### Given instruction
Emit the data below verbatim, stripping out any pictures.

### Data extract
+++++

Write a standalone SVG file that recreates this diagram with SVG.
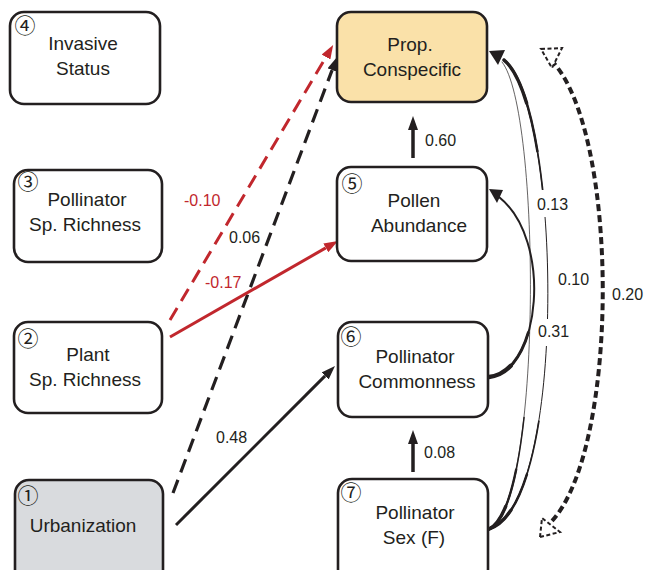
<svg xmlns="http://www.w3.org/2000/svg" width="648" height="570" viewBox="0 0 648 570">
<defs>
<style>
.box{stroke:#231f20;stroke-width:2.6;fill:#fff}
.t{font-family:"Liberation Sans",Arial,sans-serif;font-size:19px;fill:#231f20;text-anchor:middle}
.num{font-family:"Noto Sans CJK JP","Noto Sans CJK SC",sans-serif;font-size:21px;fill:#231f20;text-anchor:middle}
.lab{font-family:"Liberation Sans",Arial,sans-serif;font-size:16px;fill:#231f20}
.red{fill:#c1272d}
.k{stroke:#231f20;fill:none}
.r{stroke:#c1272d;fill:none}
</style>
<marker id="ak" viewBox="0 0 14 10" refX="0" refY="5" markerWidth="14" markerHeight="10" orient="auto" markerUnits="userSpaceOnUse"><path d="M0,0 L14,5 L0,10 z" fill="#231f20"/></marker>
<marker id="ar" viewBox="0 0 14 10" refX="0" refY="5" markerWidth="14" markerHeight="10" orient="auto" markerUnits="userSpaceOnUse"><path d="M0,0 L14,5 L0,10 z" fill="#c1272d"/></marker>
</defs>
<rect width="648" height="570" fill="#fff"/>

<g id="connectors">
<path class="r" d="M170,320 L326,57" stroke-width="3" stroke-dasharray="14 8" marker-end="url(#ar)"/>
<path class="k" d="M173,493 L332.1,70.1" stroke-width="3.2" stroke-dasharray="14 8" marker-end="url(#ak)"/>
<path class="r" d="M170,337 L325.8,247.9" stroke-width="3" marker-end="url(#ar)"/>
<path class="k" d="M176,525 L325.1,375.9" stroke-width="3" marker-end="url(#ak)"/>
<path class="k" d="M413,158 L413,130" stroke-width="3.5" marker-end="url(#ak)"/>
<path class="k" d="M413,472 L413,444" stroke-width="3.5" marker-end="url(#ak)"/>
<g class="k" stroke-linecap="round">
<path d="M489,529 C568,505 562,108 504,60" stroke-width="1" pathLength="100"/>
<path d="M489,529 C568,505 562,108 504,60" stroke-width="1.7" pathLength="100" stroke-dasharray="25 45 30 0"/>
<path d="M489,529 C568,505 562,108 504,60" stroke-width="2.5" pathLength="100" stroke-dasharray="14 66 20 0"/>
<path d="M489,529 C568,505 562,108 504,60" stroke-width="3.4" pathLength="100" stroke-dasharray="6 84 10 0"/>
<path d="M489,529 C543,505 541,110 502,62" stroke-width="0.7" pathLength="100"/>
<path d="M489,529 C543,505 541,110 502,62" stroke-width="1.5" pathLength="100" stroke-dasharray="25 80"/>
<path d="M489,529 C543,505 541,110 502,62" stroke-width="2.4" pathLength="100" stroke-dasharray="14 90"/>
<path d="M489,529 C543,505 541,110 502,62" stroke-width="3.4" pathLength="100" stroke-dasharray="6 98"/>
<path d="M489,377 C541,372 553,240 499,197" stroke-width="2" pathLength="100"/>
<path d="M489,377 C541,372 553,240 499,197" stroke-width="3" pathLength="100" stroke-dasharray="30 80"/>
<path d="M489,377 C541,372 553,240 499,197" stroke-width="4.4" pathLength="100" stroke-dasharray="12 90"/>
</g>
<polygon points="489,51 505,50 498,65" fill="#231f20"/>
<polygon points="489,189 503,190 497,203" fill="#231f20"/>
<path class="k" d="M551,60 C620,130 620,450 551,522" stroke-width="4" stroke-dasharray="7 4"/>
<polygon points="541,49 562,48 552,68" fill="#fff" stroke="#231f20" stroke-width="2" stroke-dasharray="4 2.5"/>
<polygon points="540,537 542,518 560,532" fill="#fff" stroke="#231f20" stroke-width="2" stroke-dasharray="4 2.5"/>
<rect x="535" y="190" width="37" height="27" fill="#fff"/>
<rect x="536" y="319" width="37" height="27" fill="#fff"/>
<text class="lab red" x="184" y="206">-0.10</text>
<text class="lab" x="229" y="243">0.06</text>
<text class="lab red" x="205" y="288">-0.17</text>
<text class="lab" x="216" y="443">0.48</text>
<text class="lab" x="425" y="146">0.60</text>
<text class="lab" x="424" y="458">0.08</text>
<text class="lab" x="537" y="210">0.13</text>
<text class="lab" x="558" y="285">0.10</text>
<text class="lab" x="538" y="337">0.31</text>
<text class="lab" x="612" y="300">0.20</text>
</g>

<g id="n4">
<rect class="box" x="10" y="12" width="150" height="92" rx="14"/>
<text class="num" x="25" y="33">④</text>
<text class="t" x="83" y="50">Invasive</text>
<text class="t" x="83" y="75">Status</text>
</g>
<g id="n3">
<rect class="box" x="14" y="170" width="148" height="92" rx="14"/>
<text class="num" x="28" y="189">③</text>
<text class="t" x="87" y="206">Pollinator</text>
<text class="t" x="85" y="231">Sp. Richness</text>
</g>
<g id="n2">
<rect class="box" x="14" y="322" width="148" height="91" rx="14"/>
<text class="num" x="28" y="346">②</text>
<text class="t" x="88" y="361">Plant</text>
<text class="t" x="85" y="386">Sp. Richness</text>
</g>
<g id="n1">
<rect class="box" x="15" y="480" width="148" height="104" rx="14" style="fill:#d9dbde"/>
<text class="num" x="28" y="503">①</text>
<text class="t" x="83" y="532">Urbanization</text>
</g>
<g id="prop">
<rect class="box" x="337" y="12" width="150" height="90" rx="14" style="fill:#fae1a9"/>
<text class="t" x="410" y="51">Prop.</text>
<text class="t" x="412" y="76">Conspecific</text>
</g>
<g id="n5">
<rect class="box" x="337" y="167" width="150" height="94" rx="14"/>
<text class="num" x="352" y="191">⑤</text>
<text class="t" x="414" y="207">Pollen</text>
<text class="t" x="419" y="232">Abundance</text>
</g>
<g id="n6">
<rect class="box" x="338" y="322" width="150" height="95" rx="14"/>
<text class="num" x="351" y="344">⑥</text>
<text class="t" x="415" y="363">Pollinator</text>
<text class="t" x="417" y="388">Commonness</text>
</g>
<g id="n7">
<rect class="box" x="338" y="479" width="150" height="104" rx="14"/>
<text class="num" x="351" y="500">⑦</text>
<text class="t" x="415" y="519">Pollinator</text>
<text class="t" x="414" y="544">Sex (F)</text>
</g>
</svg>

+++++

### Output of the exercise
Write a standalone SVG file that recreates this diagram with SVG.
<svg xmlns="http://www.w3.org/2000/svg" width="648" height="570" viewBox="0 0 648 570">
<defs>
<style>
.box{stroke:#231f20;stroke-width:2.6;fill:#fff}
.t{font-family:"Liberation Sans",Arial,sans-serif;font-size:19px;fill:#231f20;text-anchor:middle}
.num{font-family:"Noto Sans CJK JP","Noto Sans CJK SC",sans-serif;font-size:21px;fill:#231f20;text-anchor:middle}
.lab{font-family:"Liberation Sans",Arial,sans-serif;font-size:16px;fill:#231f20}
.red{fill:#c1272d}
.k{stroke:#231f20;fill:none}
.r{stroke:#c1272d;fill:none}
</style>
<marker id="ak" viewBox="0 0 14 10" refX="0" refY="5" markerWidth="14" markerHeight="10" orient="auto" markerUnits="userSpaceOnUse"><path d="M0,0 L14,5 L0,10 z" fill="#231f20"/></marker>
<marker id="ar" viewBox="0 0 14 10" refX="0" refY="5" markerWidth="14" markerHeight="10" orient="auto" markerUnits="userSpaceOnUse"><path d="M0,0 L14,5 L0,10 z" fill="#c1272d"/></marker>
</defs>
<rect width="648" height="570" fill="#fff"/>

<g id="connectors">
<path class="r" d="M170,320 L326,57" stroke-width="3" stroke-dasharray="14 8" marker-end="url(#ar)"/>
<path class="k" d="M173,493 L332.1,70.1" stroke-width="3.2" stroke-dasharray="14 8" marker-end="url(#ak)"/>
<path class="r" d="M170,337 L325.8,247.9" stroke-width="3" marker-end="url(#ar)"/>
<path class="k" d="M176,525 L325.1,375.9" stroke-width="3" marker-end="url(#ak)"/>
<path class="k" d="M413,158 L413,130" stroke-width="3.5" marker-end="url(#ak)"/>
<path class="k" d="M413,472 L413,444" stroke-width="3.5" marker-end="url(#ak)"/>
<g class="k" stroke-linecap="round">
<path d="M489,529 C568,505 562,108 504,60" stroke-width="1" pathLength="100"/>
<path d="M489,529 C568,505 562,108 504,60" stroke-width="1.7" pathLength="100" stroke-dasharray="25 45 30 0"/>
<path d="M489,529 C568,505 562,108 504,60" stroke-width="2.5" pathLength="100" stroke-dasharray="14 66 20 0"/>
<path d="M489,529 C568,505 562,108 504,60" stroke-width="3.4" pathLength="100" stroke-dasharray="6 84 10 0"/>
<path d="M489,529 C543,505 541,110 502,62" stroke-width="0.7" pathLength="100"/>
<path d="M489,529 C543,505 541,110 502,62" stroke-width="1.5" pathLength="100" stroke-dasharray="25 80"/>
<path d="M489,529 C543,505 541,110 502,62" stroke-width="2.4" pathLength="100" stroke-dasharray="14 90"/>
<path d="M489,529 C543,505 541,110 502,62" stroke-width="3.4" pathLength="100" stroke-dasharray="6 98"/>
<path d="M489,377 C541,372 553,240 499,197" stroke-width="2" pathLength="100"/>
<path d="M489,377 C541,372 553,240 499,197" stroke-width="3" pathLength="100" stroke-dasharray="30 80"/>
<path d="M489,377 C541,372 553,240 499,197" stroke-width="4.4" pathLength="100" stroke-dasharray="12 90"/>
</g>
<polygon points="489,51 505,50 498,65" fill="#231f20"/>
<polygon points="489,189 503,190 497,203" fill="#231f20"/>
<path class="k" d="M551,60 C620,130 620,450 551,522" stroke-width="4" stroke-dasharray="7 4"/>
<polygon points="541,49 562,48 552,68" fill="#fff" stroke="#231f20" stroke-width="2" stroke-dasharray="4 2.5"/>
<polygon points="540,537 542,518 560,532" fill="#fff" stroke="#231f20" stroke-width="2" stroke-dasharray="4 2.5"/>
<rect x="535" y="190" width="37" height="27" fill="#fff"/>
<rect x="536" y="319" width="37" height="27" fill="#fff"/>
<text class="lab red" x="184" y="206">-0.10</text>
<text class="lab" x="229" y="243">0.06</text>
<text class="lab red" x="205" y="288">-0.17</text>
<text class="lab" x="216" y="443">0.48</text>
<text class="lab" x="425" y="146">0.60</text>
<text class="lab" x="424" y="458">0.08</text>
<text class="lab" x="537" y="210">0.13</text>
<text class="lab" x="558" y="285">0.10</text>
<text class="lab" x="538" y="337">0.31</text>
<text class="lab" x="612" y="300">0.20</text>
</g>

<g id="n4">
<rect class="box" x="10" y="12" width="150" height="92" rx="14"/>
<text class="num" x="25" y="33">④</text>
<text class="t" x="83" y="50">Invasive</text>
<text class="t" x="83" y="75">Status</text>
</g>
<g id="n3">
<rect class="box" x="14" y="170" width="148" height="92" rx="14"/>
<text class="num" x="28" y="189">③</text>
<text class="t" x="87" y="206">Pollinator</text>
<text class="t" x="85" y="231">Sp. Richness</text>
</g>
<g id="n2">
<rect class="box" x="14" y="322" width="148" height="91" rx="14"/>
<text class="num" x="28" y="346">②</text>
<text class="t" x="88" y="361">Plant</text>
<text class="t" x="85" y="386">Sp. Richness</text>
</g>
<g id="n1">
<rect class="box" x="15" y="480" width="148" height="104" rx="14" style="fill:#d9dbde"/>
<text class="num" x="28" y="503">①</text>
<text class="t" x="83" y="532">Urbanization</text>
</g>
<g id="prop">
<rect class="box" x="337" y="12" width="150" height="90" rx="14" style="fill:#fae1a9"/>
<text class="t" x="410" y="51">Prop.</text>
<text class="t" x="412" y="76">Conspecific</text>
</g>
<g id="n5">
<rect class="box" x="337" y="167" width="150" height="94" rx="14"/>
<text class="num" x="352" y="191">⑤</text>
<text class="t" x="414" y="207">Pollen</text>
<text class="t" x="419" y="232">Abundance</text>
</g>
<g id="n6">
<rect class="box" x="338" y="322" width="150" height="95" rx="14"/>
<text class="num" x="351" y="344">⑥</text>
<text class="t" x="415" y="363">Pollinator</text>
<text class="t" x="417" y="388">Commonness</text>
</g>
<g id="n7">
<rect class="box" x="338" y="479" width="150" height="104" rx="14"/>
<text class="num" x="351" y="500">⑦</text>
<text class="t" x="415" y="519">Pollinator</text>
<text class="t" x="414" y="544">Sex (F)</text>
</g>
</svg>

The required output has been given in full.